Using the records that follow, reproduce exactly the lines starting at the line containing "Generate a web" and ending at the line containing "const plotLeft = 112.6, plotRight". Include both end lines and no pictures.

*** Input rows

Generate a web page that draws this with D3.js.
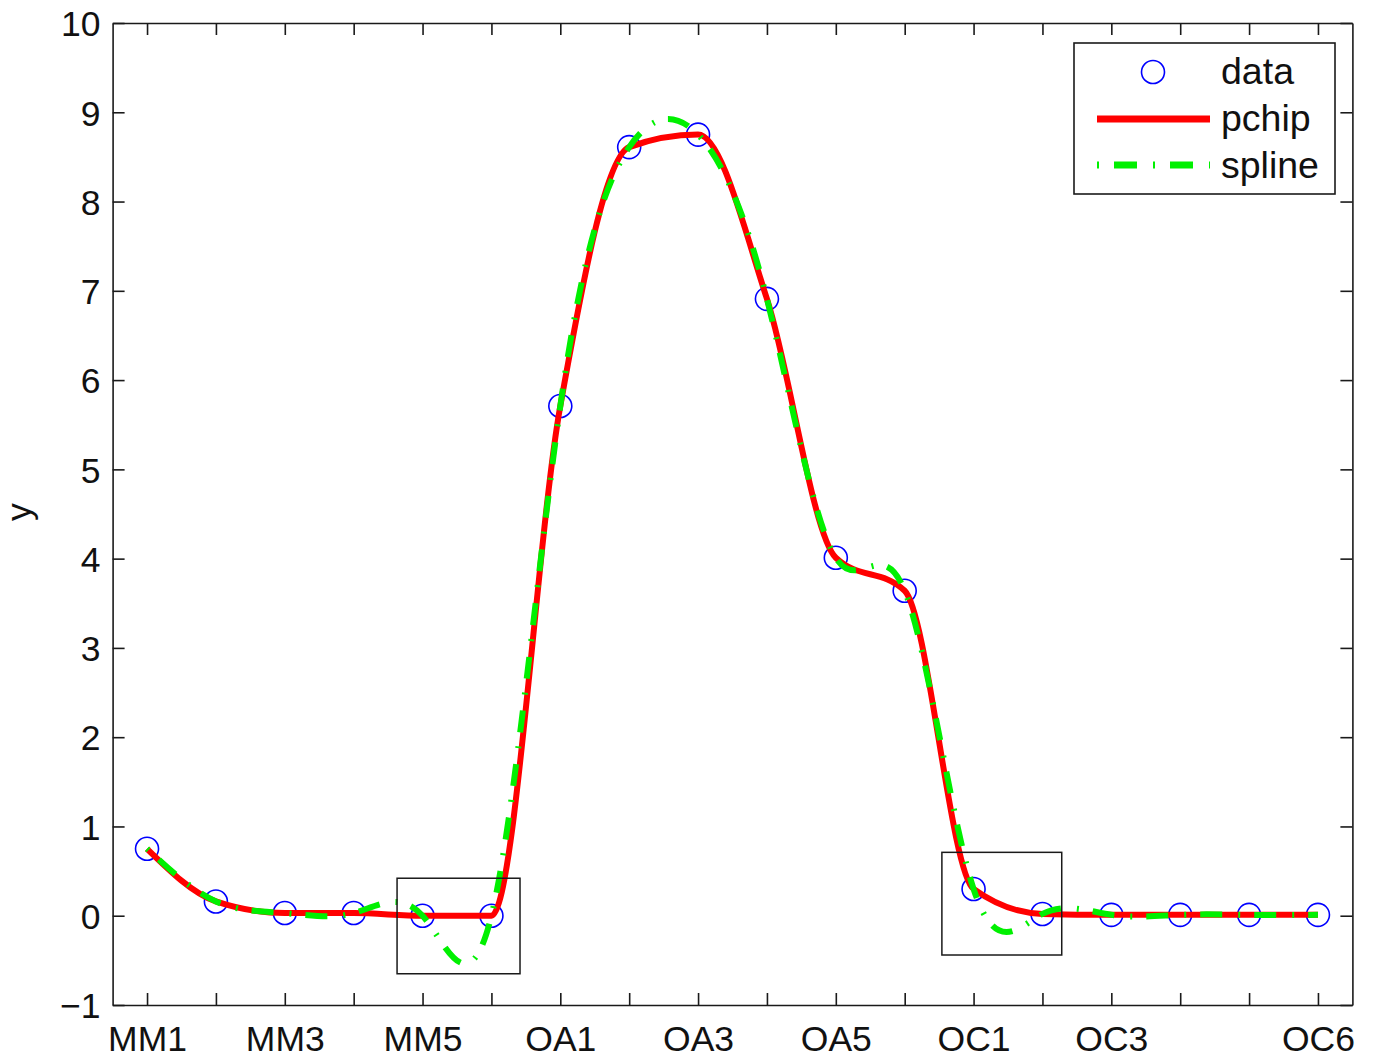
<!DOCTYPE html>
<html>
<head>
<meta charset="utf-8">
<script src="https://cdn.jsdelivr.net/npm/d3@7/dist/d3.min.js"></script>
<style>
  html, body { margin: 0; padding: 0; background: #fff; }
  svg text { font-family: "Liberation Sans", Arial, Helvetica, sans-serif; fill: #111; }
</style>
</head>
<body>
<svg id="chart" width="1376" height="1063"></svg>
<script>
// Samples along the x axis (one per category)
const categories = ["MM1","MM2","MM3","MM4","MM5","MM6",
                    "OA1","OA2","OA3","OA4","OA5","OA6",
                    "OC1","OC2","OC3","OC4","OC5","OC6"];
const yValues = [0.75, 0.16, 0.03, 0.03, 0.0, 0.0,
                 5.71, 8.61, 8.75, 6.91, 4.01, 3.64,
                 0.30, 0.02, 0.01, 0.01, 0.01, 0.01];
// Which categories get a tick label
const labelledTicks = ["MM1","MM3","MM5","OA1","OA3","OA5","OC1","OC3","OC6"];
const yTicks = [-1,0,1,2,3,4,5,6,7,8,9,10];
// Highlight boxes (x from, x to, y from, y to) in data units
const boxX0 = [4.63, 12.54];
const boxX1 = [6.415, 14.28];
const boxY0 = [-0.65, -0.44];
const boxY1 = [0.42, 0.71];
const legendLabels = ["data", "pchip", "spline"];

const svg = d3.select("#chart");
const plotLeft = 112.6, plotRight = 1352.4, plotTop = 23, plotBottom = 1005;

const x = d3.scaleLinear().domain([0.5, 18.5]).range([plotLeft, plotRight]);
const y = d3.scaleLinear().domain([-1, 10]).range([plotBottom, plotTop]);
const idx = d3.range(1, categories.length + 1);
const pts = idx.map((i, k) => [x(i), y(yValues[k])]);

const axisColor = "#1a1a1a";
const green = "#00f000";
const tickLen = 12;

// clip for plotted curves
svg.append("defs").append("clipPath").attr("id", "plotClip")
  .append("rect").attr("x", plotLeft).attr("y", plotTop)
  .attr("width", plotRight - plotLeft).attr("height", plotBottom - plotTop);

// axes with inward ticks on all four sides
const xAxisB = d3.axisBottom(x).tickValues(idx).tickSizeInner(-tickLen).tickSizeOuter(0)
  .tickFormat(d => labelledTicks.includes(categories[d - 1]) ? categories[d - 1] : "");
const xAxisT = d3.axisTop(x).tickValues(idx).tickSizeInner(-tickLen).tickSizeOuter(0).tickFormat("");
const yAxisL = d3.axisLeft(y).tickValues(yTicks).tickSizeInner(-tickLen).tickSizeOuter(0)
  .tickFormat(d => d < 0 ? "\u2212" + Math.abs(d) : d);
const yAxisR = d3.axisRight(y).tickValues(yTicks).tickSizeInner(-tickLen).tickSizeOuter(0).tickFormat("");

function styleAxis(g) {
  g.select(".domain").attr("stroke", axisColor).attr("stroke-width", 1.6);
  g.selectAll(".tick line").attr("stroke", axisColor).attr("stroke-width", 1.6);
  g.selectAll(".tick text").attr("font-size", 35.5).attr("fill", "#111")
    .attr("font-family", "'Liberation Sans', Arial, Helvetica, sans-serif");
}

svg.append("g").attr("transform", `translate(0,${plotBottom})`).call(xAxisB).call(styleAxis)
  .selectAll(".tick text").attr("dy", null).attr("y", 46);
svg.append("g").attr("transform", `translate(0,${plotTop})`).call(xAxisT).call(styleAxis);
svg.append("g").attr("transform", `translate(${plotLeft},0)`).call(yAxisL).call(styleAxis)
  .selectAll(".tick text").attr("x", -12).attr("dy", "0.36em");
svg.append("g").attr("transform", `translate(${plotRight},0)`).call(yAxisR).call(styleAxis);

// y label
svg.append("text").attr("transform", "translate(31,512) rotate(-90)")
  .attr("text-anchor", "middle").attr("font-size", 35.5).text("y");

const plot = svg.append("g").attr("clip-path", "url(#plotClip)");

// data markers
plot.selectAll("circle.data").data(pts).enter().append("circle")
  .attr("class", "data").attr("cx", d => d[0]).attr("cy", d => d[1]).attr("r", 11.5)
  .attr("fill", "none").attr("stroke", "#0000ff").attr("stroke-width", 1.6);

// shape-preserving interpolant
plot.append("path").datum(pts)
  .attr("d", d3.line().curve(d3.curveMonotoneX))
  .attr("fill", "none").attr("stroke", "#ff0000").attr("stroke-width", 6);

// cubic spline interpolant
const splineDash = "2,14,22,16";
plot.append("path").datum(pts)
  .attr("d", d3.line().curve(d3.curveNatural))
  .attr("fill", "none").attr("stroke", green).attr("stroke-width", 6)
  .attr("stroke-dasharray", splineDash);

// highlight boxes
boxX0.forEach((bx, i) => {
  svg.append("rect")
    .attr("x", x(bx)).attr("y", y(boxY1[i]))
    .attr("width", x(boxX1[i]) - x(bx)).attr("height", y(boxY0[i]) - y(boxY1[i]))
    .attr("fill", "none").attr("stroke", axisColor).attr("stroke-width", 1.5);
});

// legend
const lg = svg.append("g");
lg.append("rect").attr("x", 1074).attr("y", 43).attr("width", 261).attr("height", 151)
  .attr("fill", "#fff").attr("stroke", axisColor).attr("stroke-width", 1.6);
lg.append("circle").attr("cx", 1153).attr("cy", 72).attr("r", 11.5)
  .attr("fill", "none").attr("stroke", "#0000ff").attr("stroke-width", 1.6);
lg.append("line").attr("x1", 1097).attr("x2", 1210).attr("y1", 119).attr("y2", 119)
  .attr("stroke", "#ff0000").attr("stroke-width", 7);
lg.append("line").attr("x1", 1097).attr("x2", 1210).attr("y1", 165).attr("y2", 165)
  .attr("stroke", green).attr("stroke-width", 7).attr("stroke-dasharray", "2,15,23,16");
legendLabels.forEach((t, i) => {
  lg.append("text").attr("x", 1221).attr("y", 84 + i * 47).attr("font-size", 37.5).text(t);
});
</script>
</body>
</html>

******
*** Input rows

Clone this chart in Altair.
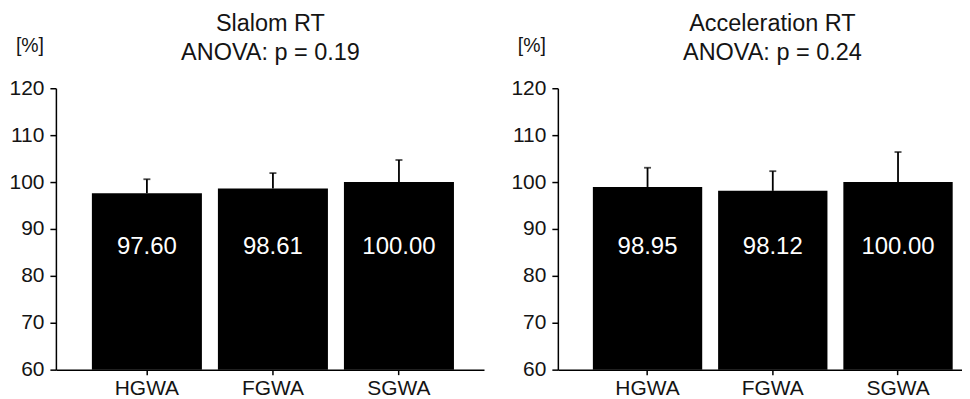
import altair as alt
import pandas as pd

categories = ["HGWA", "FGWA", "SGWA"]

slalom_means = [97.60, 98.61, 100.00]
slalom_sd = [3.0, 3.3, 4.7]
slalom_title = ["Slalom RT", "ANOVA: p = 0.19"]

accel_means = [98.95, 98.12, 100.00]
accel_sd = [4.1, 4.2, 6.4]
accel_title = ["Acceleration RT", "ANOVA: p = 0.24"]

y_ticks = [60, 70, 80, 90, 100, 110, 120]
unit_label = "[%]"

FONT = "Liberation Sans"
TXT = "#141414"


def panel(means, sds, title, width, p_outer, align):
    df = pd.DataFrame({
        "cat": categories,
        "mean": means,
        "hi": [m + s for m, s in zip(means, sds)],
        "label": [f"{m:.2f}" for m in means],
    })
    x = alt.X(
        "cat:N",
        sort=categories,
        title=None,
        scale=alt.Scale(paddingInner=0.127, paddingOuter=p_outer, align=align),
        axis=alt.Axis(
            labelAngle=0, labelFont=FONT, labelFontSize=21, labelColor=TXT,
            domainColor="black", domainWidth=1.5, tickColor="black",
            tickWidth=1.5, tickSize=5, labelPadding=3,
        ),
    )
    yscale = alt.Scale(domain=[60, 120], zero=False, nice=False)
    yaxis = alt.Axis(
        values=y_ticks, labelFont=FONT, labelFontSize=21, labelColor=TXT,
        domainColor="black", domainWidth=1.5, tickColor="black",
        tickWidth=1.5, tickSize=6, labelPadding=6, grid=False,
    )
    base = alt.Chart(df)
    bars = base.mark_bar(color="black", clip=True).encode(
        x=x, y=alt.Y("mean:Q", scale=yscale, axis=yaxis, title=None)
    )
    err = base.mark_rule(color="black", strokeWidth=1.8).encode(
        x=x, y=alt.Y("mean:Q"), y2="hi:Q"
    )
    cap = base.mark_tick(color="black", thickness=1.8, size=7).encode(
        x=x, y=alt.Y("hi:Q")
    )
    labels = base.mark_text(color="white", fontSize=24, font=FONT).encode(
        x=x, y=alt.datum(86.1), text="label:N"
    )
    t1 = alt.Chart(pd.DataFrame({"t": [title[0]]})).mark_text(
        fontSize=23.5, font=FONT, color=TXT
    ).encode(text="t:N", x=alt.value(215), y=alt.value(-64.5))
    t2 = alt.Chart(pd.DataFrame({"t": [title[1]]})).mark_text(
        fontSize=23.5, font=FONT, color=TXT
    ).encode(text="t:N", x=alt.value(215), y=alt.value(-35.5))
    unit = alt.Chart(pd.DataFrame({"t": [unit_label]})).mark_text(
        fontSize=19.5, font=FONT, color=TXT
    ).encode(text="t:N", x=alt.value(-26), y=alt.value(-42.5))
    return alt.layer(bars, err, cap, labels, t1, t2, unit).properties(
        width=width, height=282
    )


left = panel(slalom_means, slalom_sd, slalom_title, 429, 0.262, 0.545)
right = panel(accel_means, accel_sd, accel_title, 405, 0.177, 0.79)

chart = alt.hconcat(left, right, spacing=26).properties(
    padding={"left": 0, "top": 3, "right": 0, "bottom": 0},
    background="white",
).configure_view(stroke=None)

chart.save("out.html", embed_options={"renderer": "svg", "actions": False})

******

■ Exercise output
Generate a web page that draws this with D3.js.
<!DOCTYPE html>
<html>
<head>
<meta charset="utf-8">
<script src="https://cdn.jsdelivr.net/npm/d3@7/dist/d3.min.js"></script>
<style>
  html, body { margin: 0; padding: 0; background: #fff; }
  svg text { font-family: "Liberation Sans", Arial, Helvetica, sans-serif; fill: #111; }
</style>
</head>
<body>
<svg id="chart" width="1376" height="1063"></svg>
<script>
// Samples along the x axis (one per category)
const categories = ["MM1","MM2","MM3","MM4","MM5","MM6",
                    "OA1","OA2","OA3","OA4","OA5","OA6",
                    "OC1","OC2","OC3","OC4","OC5","OC6"];
const yValues = [0.75, 0.16, 0.03, 0.03, 0.0, 0.0,
                 5.71, 8.61, 8.75, 6.91, 4.01, 3.64,
                 0.30, 0.02, 0.01, 0.01, 0.01, 0.01];
// Which categories get a tick label
const labelledTicks = ["MM1","MM3","MM5","OA1","OA3","OA5","OC1","OC3","OC6"];
const yTicks = [-1,0,1,2,3,4,5,6,7,8,9,10];
// Highlight boxes (x from, x to, y from, y to) in data units
const boxX0 = [4.63, 12.54];
const boxX1 = [6.415, 14.28];
const boxY0 = [-0.65, -0.44];
const boxY1 = [0.42, 0.71];
const legendLabels = ["data", "pchip", "spline"];

const svg = d3.select("#chart");
const plotLeft = 112.6, plotRight = 1352.4, plotTop = 23, plotBottom = 1005;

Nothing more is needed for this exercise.